**Work to be completed:** Copy all lines holding the word "this" from the entries.

**Stored rows:**
● ● ● ● ●

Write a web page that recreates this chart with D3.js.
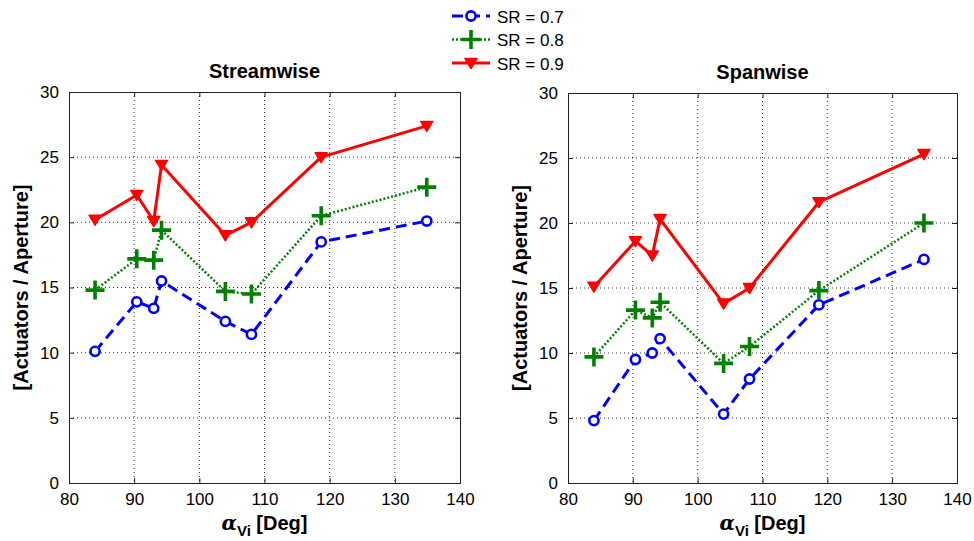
<!DOCTYPE html>
<html><head><meta charset="utf-8">
<script src="https://cdn.jsdelivr.net/npm/d3@7"></script>
<style>body{margin:0;background:#fff}svg{display:block}text{font-family:"Liberation Sans",Arial,sans-serif}</style>
</head><body><svg id="c" width="974" height="541"></svg>
<script>
const angles = [84, 90.4, 93, 94.2, 104, 108, 118.7, 134.9];
const streamSR07 = [10.1, 13.9, 13.4, 15.5, 12.4, 11.4, 18.5, 20.1];
const streamSR08 = [14.8, 17.2, 17.1, 19.4, 14.7, 14.5, 20.5, 22.7];
const streamSR09 = [20.2, 22.1, 20.1, 24.4, 19.0, 20.0, 25.0, 27.4];
const spanSR07 = [4.8, 9.5, 10.0, 11.1, 5.3, 8.0, 13.7, 17.2];
const spanSR08 = [9.7, 13.3, 12.7, 13.9, 9.2, 10.5, 14.8, 20.0];
const spanSR09 = [15.1, 18.6, 17.5, 20.3, 13.8, 15.0, 21.6, 25.3];
const xTicks = [80, 90, 100, 110, 120, 130, 140];
const yTicks = [0, 5, 10, 15, 20, 25, 30];
const seriesNames = ["SR = 0.7", "SR = 0.8", "SR = 0.9"];
const panelTitles = ["Streamwise", "Spanwise"];

const svg = d3.select("#c");
const styles = [
  {color:"#0000ff", dash:"11,6", width:3, marker:"circle"},
  {color:"#008000", dash:"2,2", width:2.5, marker:"plus"},
  {color:"#ff0000", dash:null, width:3, marker:"tri"}
];
function drawMarker(g, m, x, y, color){
  if(m==="circle"){
    g.append("circle").attr("cx",x).attr("cy",y).attr("r",4.6).attr("fill","#fff").attr("stroke",color).attr("stroke-width",2.6);
  } else if(m==="plus"){
    g.append("path").attr("d",`M${x-9.5},${y}H${x+9.5}M${x},${y-9.5}V${y+9.5}`).attr("stroke",color).attr("stroke-width",3.6).attr("fill","none");
  } else {
    g.append("path").attr("d",`M${x-6},${y-4.5}L${x+6},${y-4.5}L${x},${y+5.5}Z`).attr("fill",color).attr("stroke",color).attr("stroke-width",1.5).attr("stroke-linejoin","round");
  }
}
const panels = [
  {left:69, right:460, top:92, bottom:483, data:[streamSR07, streamSR08, streamSR09]},
  {left:568, right:957, top:93, bottom:483, data:[spanSR07, spanSR08, spanSR09]}
];
panels.forEach((p, pi)=>{
  const x = d3.scaleLinear().domain([80,140]).range([p.left,p.right]);
  const y = d3.scaleLinear().domain([0,30]).range([p.bottom,p.top]);
  const g = svg.append("g");
  // grid
  g.append("g").selectAll("line").data(xTicks.slice(1,-1)).join("line")
    .attr("x1",d=>x(d)).attr("x2",d=>x(d)).attr("y1",p.top).attr("y2",p.bottom)
    .attr("stroke","#000").attr("stroke-width",1).attr("stroke-dasharray","1,3").attr("opacity",0.8);
  g.append("g").selectAll("line").data(yTicks.slice(1,-1)).join("line")
    .attr("y1",d=>y(d)).attr("y2",d=>y(d)).attr("x1",p.left).attr("x2",p.right)
    .attr("stroke","#000").attr("stroke-width",1).attr("stroke-dasharray","1,3").attr("opacity",0.8);
  // axes
  const ax = g.append("g").attr("transform",`translate(0,${p.bottom})`)
    .call(d3.axisBottom(x).tickValues(xTicks).tickSize(-5).tickPadding(10).tickFormat(d3.format("d")));
  const ay = g.append("g").attr("transform",`translate(${p.left},0)`)
    .call(d3.axisLeft(y).tickValues(yTicks).tickSize(-5).tickPadding(10).tickFormat(d3.format("d")));
  const axT = g.append("g").attr("transform",`translate(0,${p.top})`)
    .call(d3.axisTop(x).tickValues(xTicks).tickSize(-5).tickFormat(""));
  const ayR = g.append("g").attr("transform",`translate(${p.right},0)`)
    .call(d3.axisRight(y).tickValues(yTicks).tickSize(-5).tickFormat(""));
  [ax,ay,axT,ayR].forEach(a=>{
    a.select(".domain").attr("stroke","#222").attr("stroke-width",1);
    a.selectAll(".tick line").attr("stroke","#222");
    a.selectAll("text").attr("font-size",17).attr("fill","#000");
  });
  // title
  g.append("text").attr("x",(p.left+p.right)/2).attr("y",p.top-14).attr("text-anchor","middle")
    .attr("font-size",20).attr("font-weight","bold").text(panelTitles[pi]);
  // y label
  g.append("text").attr("transform",`translate(${p.left-41},${(p.top+p.bottom)/2}) rotate(-90)`)
    .attr("text-anchor","middle").attr("font-size",20).attr("font-weight","bold").text("[Actuators / Aperture]");
  // x label
  const xl = g.append("text").attr("x",(p.left+p.right)/2).attr("y",p.bottom+47).attr("text-anchor","middle")
    .attr("font-size",20).attr("font-weight","bold");
  xl.append("tspan").attr("font-family","DejaVu Serif").attr("font-style","italic").text("α");
  xl.append("tspan").attr("dy",6).attr("font-size",15).text("Vi");
  xl.append("tspan").attr("dy",-6).text(" [Deg]");
  // series
  p.data.forEach((vals, si)=>{
    const st = styles[si];
    const line = d3.line().x((d,i)=>x(angles[i])).y(d=>y(d));
    g.append("path").datum(vals).attr("d",line).attr("fill","none")
      .attr("stroke",st.color).attr("stroke-width",st.width)
      .attr("stroke-dasharray",st.dash).attr("stroke-linejoin","round");
    vals.forEach((v,i)=>drawMarker(g, st.marker, x(angles[i]), y(v), st.color));
  });
});
// legend
const lg = svg.append("g");
seriesNames.forEach((n,i)=>{
  const st = styles[i];
  const yy = 16 + i*23.5;
  lg.append("path").attr("d",`M452,${yy}H490`).attr("stroke",st.color).attr("stroke-width",st.width)
    .attr("stroke-dasharray",st.dash).attr("fill","none");
  drawMarker(lg, st.marker, 471, yy, st.color);
  lg.append("text").attr("x",497).attr("y",yy+6.5).attr("font-size",17).text(n);
});
</script></body></html>
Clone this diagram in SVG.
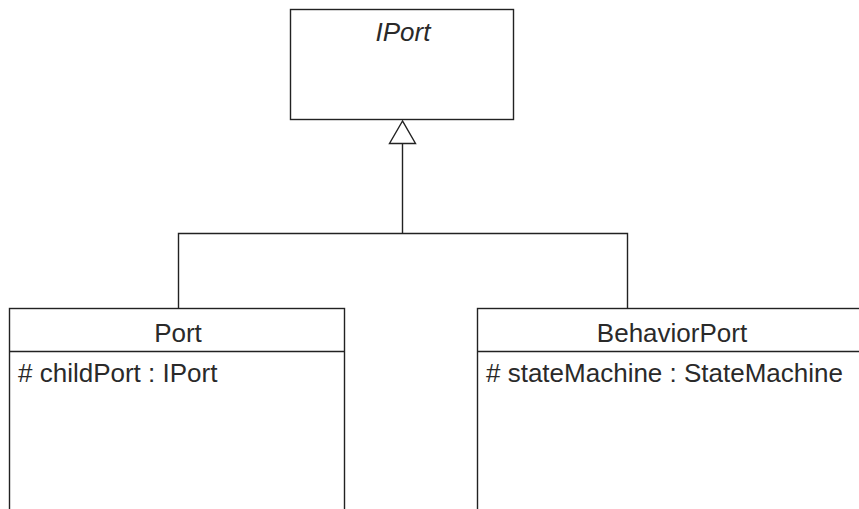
<svg xmlns="http://www.w3.org/2000/svg" width="859" height="509" viewBox="0 0 859 509">
<style>
.box{fill:#fff;stroke:#222;stroke-width:1.4}
.ln{fill:none;stroke:#222;stroke-width:1.4}
.t{font-family:"Liberation Sans",Arial,sans-serif;font-size:26px;fill:#2a2a2a}
.c{text-anchor:middle}
</style>
<rect width="859" height="509" fill="#fff"/>
<g id="connectors">
<polyline class="ln" points="178.5,308.5 178.5,233.5 627.5,233.5 627.5,308.5"/>
<line class="ln" x1="402.5" y1="233.5" x2="402.5" y2="143.5"/>
<polygon class="box" points="402.5,121 389.5,143.5 415.5,143.5"/>
</g>
<g id="IPort">
<rect class="box" x="290.5" y="9.5" width="223" height="110"/>
<text class="t c" x="403" y="41" font-style="italic">IPort</text>
</g>
<g id="Port">
<rect class="box" x="9.5" y="308.5" width="335" height="220"/>
<line class="ln" x1="9.5" y1="351.5" x2="344.5" y2="351.5"/>
<text class="t c" x="178" y="341.5">Port</text>
<text class="t" x="18" y="381.5"># childPort : IPort</text>
</g>
<g id="BehaviorPort">
<rect class="box" x="477.5" y="308.5" width="390" height="220"/>
<line class="ln" x1="477.5" y1="351.5" x2="867.5" y2="351.5"/>
<text class="t c" x="672" y="341.5">BehaviorPort</text>
<text class="t" x="486" y="381.5"># stateMachine : StateMachine</text>
</g>
</svg>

● ● ● ● ●

**Answer for the task:**
Write a web page that recreates this chart with D3.js.
Clone this diagram in SVG.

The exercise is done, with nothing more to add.